▸ Task description
Write the data out again, character for character, with no images.
----- Provided data -----
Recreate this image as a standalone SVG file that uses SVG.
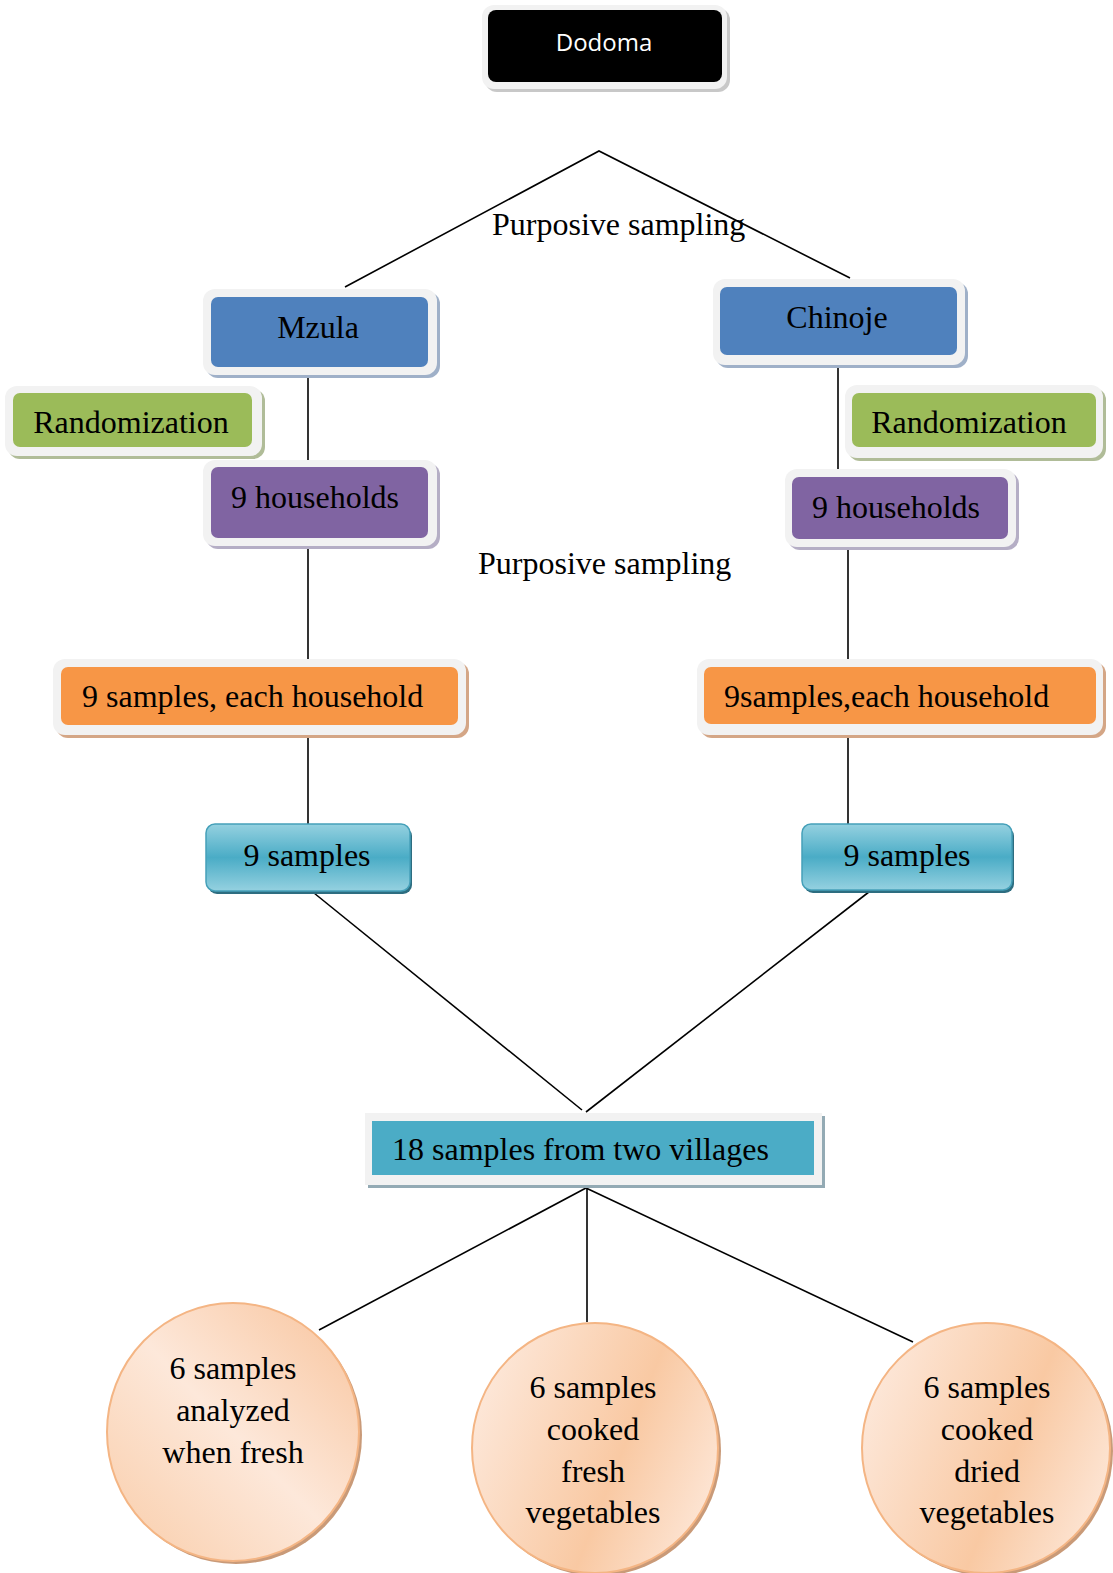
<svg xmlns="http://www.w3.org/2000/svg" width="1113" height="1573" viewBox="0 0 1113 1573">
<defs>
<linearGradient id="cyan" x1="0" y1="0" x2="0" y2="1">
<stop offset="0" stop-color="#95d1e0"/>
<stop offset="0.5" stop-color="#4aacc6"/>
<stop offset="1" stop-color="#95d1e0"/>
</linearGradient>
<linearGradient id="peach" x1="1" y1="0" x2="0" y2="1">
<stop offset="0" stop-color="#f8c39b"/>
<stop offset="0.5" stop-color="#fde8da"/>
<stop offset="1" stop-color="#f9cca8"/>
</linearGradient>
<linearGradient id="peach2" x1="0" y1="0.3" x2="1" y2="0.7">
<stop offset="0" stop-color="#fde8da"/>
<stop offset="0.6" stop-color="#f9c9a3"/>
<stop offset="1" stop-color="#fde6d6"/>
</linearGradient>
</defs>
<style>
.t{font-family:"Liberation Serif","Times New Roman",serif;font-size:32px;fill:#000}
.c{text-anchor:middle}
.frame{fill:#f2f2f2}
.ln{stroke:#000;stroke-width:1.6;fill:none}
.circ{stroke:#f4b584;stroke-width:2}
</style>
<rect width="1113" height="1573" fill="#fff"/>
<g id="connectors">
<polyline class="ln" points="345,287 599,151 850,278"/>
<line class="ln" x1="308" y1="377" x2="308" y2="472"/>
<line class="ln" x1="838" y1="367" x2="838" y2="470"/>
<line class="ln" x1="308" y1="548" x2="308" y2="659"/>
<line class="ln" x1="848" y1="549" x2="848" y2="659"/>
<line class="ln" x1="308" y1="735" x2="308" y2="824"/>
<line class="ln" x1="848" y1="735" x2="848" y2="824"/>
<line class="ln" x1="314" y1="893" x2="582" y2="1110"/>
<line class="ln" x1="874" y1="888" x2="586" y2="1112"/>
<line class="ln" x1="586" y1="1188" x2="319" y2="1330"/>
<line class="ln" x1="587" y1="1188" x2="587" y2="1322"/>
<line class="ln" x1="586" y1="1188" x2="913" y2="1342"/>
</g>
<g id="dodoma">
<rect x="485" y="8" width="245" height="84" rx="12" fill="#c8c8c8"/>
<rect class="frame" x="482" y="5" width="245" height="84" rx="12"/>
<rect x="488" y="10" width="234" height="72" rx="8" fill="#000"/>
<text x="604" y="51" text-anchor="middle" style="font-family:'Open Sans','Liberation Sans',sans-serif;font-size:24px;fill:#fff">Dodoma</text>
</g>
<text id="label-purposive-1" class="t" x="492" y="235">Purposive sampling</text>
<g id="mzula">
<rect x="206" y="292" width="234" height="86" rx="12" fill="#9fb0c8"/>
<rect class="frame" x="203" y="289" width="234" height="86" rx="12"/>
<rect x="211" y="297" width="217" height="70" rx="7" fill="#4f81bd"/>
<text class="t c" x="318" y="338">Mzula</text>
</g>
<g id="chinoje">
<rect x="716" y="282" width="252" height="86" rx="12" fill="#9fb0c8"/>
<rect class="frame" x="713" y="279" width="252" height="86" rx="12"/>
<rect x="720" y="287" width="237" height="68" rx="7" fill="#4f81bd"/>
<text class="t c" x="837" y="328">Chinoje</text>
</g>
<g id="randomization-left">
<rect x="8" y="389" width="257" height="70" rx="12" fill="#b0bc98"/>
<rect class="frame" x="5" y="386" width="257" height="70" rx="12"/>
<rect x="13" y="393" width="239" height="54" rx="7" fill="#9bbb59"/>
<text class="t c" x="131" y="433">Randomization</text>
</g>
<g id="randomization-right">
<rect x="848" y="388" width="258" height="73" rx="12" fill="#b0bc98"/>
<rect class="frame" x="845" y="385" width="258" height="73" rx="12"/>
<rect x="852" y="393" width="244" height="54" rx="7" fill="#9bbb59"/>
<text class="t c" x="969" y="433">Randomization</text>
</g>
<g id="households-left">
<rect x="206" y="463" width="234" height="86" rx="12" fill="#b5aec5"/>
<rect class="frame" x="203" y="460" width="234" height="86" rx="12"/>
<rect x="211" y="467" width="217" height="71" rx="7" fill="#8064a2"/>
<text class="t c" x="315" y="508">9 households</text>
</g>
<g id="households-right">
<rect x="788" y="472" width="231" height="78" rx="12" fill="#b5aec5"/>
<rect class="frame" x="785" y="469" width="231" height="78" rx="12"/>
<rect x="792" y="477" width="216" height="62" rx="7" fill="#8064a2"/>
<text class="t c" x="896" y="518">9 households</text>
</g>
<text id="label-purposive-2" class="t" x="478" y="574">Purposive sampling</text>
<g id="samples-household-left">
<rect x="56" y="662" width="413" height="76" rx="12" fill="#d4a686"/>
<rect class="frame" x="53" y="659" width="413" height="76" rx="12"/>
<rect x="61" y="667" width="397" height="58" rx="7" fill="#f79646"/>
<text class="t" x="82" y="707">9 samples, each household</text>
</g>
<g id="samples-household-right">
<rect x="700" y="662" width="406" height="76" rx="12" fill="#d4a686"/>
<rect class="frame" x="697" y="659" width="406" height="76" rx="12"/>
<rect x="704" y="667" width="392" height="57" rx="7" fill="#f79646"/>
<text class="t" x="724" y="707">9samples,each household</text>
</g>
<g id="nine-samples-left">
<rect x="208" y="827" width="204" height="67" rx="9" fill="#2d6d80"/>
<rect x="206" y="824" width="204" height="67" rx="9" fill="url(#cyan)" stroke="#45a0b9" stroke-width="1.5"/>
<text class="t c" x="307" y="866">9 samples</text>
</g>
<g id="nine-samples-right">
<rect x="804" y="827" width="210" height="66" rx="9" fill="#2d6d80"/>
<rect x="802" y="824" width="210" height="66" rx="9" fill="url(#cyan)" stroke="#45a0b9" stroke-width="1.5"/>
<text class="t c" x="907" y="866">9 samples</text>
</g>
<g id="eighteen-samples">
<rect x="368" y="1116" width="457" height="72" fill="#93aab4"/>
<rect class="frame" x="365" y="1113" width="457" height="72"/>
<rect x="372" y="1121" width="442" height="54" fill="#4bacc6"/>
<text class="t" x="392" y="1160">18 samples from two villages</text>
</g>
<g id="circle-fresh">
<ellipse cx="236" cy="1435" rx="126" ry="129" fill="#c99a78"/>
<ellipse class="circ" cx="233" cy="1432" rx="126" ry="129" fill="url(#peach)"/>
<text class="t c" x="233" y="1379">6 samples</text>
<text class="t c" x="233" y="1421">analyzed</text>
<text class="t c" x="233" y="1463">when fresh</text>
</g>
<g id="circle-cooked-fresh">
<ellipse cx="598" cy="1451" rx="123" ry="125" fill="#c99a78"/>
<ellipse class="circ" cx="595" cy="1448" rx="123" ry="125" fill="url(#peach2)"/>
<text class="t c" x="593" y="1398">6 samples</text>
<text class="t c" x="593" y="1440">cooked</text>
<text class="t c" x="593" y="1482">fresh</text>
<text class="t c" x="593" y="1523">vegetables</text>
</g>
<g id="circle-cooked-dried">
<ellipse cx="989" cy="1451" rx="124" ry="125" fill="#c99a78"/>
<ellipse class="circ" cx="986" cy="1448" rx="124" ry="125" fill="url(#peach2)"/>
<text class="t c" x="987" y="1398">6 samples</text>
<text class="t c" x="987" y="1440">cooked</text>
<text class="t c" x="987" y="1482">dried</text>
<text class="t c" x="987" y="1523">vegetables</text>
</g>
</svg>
-----
▸ Task result
Recreate this image as a standalone SVG file that uses SVG.
<svg xmlns="http://www.w3.org/2000/svg" width="1113" height="1573" viewBox="0 0 1113 1573">
<defs>
<linearGradient id="cyan" x1="0" y1="0" x2="0" y2="1">
<stop offset="0" stop-color="#95d1e0"/>
<stop offset="0.5" stop-color="#4aacc6"/>
<stop offset="1" stop-color="#95d1e0"/>
</linearGradient>
<linearGradient id="peach" x1="1" y1="0" x2="0" y2="1">
<stop offset="0" stop-color="#f8c39b"/>
<stop offset="0.5" stop-color="#fde8da"/>
<stop offset="1" stop-color="#f9cca8"/>
</linearGradient>
<linearGradient id="peach2" x1="0" y1="0.3" x2="1" y2="0.7">
<stop offset="0" stop-color="#fde8da"/>
<stop offset="0.6" stop-color="#f9c9a3"/>
<stop offset="1" stop-color="#fde6d6"/>
</linearGradient>
</defs>
<style>
.t{font-family:"Liberation Serif","Times New Roman",serif;font-size:32px;fill:#000}
.c{text-anchor:middle}
.frame{fill:#f2f2f2}
.ln{stroke:#000;stroke-width:1.6;fill:none}
.circ{stroke:#f4b584;stroke-width:2}
</style>
<rect width="1113" height="1573" fill="#fff"/>
<g id="connectors">
<polyline class="ln" points="345,287 599,151 850,278"/>
<line class="ln" x1="308" y1="377" x2="308" y2="472"/>
<line class="ln" x1="838" y1="367" x2="838" y2="470"/>
<line class="ln" x1="308" y1="548" x2="308" y2="659"/>
<line class="ln" x1="848" y1="549" x2="848" y2="659"/>
<line class="ln" x1="308" y1="735" x2="308" y2="824"/>
<line class="ln" x1="848" y1="735" x2="848" y2="824"/>
<line class="ln" x1="314" y1="893" x2="582" y2="1110"/>
<line class="ln" x1="874" y1="888" x2="586" y2="1112"/>
<line class="ln" x1="586" y1="1188" x2="319" y2="1330"/>
<line class="ln" x1="587" y1="1188" x2="587" y2="1322"/>
<line class="ln" x1="586" y1="1188" x2="913" y2="1342"/>
</g>
<g id="dodoma">
<rect x="485" y="8" width="245" height="84" rx="12" fill="#c8c8c8"/>
<rect class="frame" x="482" y="5" width="245" height="84" rx="12"/>
<rect x="488" y="10" width="234" height="72" rx="8" fill="#000"/>
<text x="604" y="51" text-anchor="middle" style="font-family:'Open Sans','Liberation Sans',sans-serif;font-size:24px;fill:#fff">Dodoma</text>
</g>
<text id="label-purposive-1" class="t" x="492" y="235">Purposive sampling</text>
<g id="mzula">
<rect x="206" y="292" width="234" height="86" rx="12" fill="#9fb0c8"/>
<rect class="frame" x="203" y="289" width="234" height="86" rx="12"/>
<rect x="211" y="297" width="217" height="70" rx="7" fill="#4f81bd"/>
<text class="t c" x="318" y="338">Mzula</text>
</g>
<g id="chinoje">
<rect x="716" y="282" width="252" height="86" rx="12" fill="#9fb0c8"/>
<rect class="frame" x="713" y="279" width="252" height="86" rx="12"/>
<rect x="720" y="287" width="237" height="68" rx="7" fill="#4f81bd"/>
<text class="t c" x="837" y="328">Chinoje</text>
</g>
<g id="randomization-left">
<rect x="8" y="389" width="257" height="70" rx="12" fill="#b0bc98"/>
<rect class="frame" x="5" y="386" width="257" height="70" rx="12"/>
<rect x="13" y="393" width="239" height="54" rx="7" fill="#9bbb59"/>
<text class="t c" x="131" y="433">Randomization</text>
</g>
<g id="randomization-right">
<rect x="848" y="388" width="258" height="73" rx="12" fill="#b0bc98"/>
<rect class="frame" x="845" y="385" width="258" height="73" rx="12"/>
<rect x="852" y="393" width="244" height="54" rx="7" fill="#9bbb59"/>
<text class="t c" x="969" y="433">Randomization</text>
</g>
<g id="households-left">
<rect x="206" y="463" width="234" height="86" rx="12" fill="#b5aec5"/>
<rect class="frame" x="203" y="460" width="234" height="86" rx="12"/>
<rect x="211" y="467" width="217" height="71" rx="7" fill="#8064a2"/>
<text class="t c" x="315" y="508">9 households</text>
</g>
<g id="households-right">
<rect x="788" y="472" width="231" height="78" rx="12" fill="#b5aec5"/>
<rect class="frame" x="785" y="469" width="231" height="78" rx="12"/>
<rect x="792" y="477" width="216" height="62" rx="7" fill="#8064a2"/>
<text class="t c" x="896" y="518">9 households</text>
</g>
<text id="label-purposive-2" class="t" x="478" y="574">Purposive sampling</text>
<g id="samples-household-left">
<rect x="56" y="662" width="413" height="76" rx="12" fill="#d4a686"/>
<rect class="frame" x="53" y="659" width="413" height="76" rx="12"/>
<rect x="61" y="667" width="397" height="58" rx="7" fill="#f79646"/>
<text class="t" x="82" y="707">9 samples, each household</text>
</g>
<g id="samples-household-right">
<rect x="700" y="662" width="406" height="76" rx="12" fill="#d4a686"/>
<rect class="frame" x="697" y="659" width="406" height="76" rx="12"/>
<rect x="704" y="667" width="392" height="57" rx="7" fill="#f79646"/>
<text class="t" x="724" y="707">9samples,each household</text>
</g>
<g id="nine-samples-left">
<rect x="208" y="827" width="204" height="67" rx="9" fill="#2d6d80"/>
<rect x="206" y="824" width="204" height="67" rx="9" fill="url(#cyan)" stroke="#45a0b9" stroke-width="1.5"/>
<text class="t c" x="307" y="866">9 samples</text>
</g>
<g id="nine-samples-right">
<rect x="804" y="827" width="210" height="66" rx="9" fill="#2d6d80"/>
<rect x="802" y="824" width="210" height="66" rx="9" fill="url(#cyan)" stroke="#45a0b9" stroke-width="1.5"/>
<text class="t c" x="907" y="866">9 samples</text>
</g>
<g id="eighteen-samples">
<rect x="368" y="1116" width="457" height="72" fill="#93aab4"/>
<rect class="frame" x="365" y="1113" width="457" height="72"/>
<rect x="372" y="1121" width="442" height="54" fill="#4bacc6"/>
<text class="t" x="392" y="1160">18 samples from two villages</text>
</g>
<g id="circle-fresh">
<ellipse cx="236" cy="1435" rx="126" ry="129" fill="#c99a78"/>
<ellipse class="circ" cx="233" cy="1432" rx="126" ry="129" fill="url(#peach)"/>
<text class="t c" x="233" y="1379">6 samples</text>
<text class="t c" x="233" y="1421">analyzed</text>
<text class="t c" x="233" y="1463">when fresh</text>
</g>
<g id="circle-cooked-fresh">
<ellipse cx="598" cy="1451" rx="123" ry="125" fill="#c99a78"/>
<ellipse class="circ" cx="595" cy="1448" rx="123" ry="125" fill="url(#peach2)"/>
<text class="t c" x="593" y="1398">6 samples</text>
<text class="t c" x="593" y="1440">cooked</text>
<text class="t c" x="593" y="1482">fresh</text>
<text class="t c" x="593" y="1523">vegetables</text>
</g>
<g id="circle-cooked-dried">
<ellipse cx="989" cy="1451" rx="124" ry="125" fill="#c99a78"/>
<ellipse class="circ" cx="986" cy="1448" rx="124" ry="125" fill="url(#peach2)"/>
<text class="t c" x="987" y="1398">6 samples</text>
<text class="t c" x="987" y="1440">cooked</text>
<text class="t c" x="987" y="1482">dried</text>
<text class="t c" x="987" y="1523">vegetables</text>
</g>
</svg>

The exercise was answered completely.